The report is targeted at companies active in the power generation and supply market and in related markets.
It aims to provide insights and stimulate discussion on how best to take advantage of the growth and development of renewable power, by monetizing it via market-based mechanisms. The focus is primarily on wholesale trading, although adjacent elements of the value chain are also considered.
Features and benefits
– Understand both the recent growth in renewable power generation and the medium-term trends emerging in today’s political and economic environment.
– Recognize how regulators incentivize renewable power generation through market-based tradable instruments, and how this affects industry participants.
– Evaluate the instruments, market frameworks and intermediaries available for wholesale trading of renewable power and their relevance to your company.
– Identify how wholesale trading of renewable power is affecting your business now, and how it is likely to evolve and impact your company in future.

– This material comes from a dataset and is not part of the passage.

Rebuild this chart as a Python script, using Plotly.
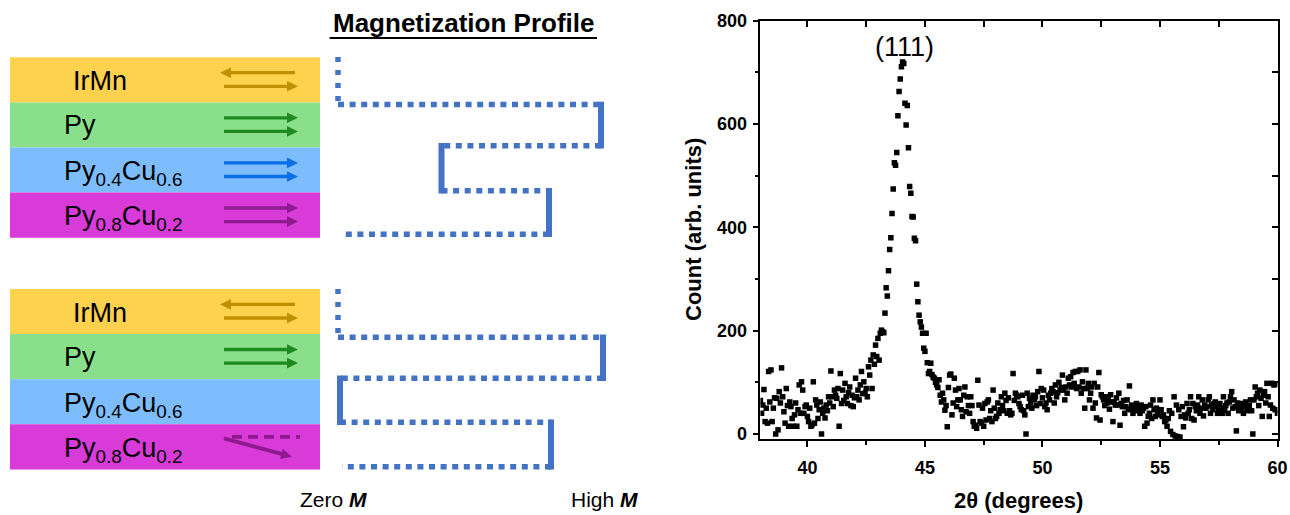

– Gain confidence that your company’s investment strategy and business model are “future-proof” and in line with the emerging power market trends.
Highlights
There are three main levers available to governments to incentivize renewable power: cost, revenue, and financing terms. It is the first two of these that form the basis of tradable instruments that an act as proxies for renewable power as such: tax exemptions (in the form of environmental tax waivers) and renewable power quotas or obligations.
Economic benefits associated with renewable power tend to be traded separately from the power itself, in the form of instruments such as Renewable Obligation Certificates, Renewable Energy Guarantees of Origin, and Climate Change Levy exemption certificates. As the market is not yet very liquid, specialist brokers have sprung up to facilitate this.
Currently, trading in renewable instruments is a peripheral activity for utilities, little integrated with core business processes. Its impact is mostly felt through higher compliance costs and increased administrative complexity, reflecting the subscale nature of renewable power at present. This will change once renewables reach a “critical mass.”
Your key questions answered
– What are the economic and regulatory drivers behind the recent growth of renewable power trading, and how are they likely to evolve in the future?
– What are the organizational arrangements and market instruments through which industry participants engage in trading renewable power?
– How is renewable power trading impacting energy utilities today, and how is this likely to change if and when renewable power grows in scale?
– What are the main barriers preventing renewable power from being a more central part of the electricity value chain, including wholesale trading?
– When might the “critical mass” of renewable power production be reached in the world’s leading markets, and are all the conditions in place for that?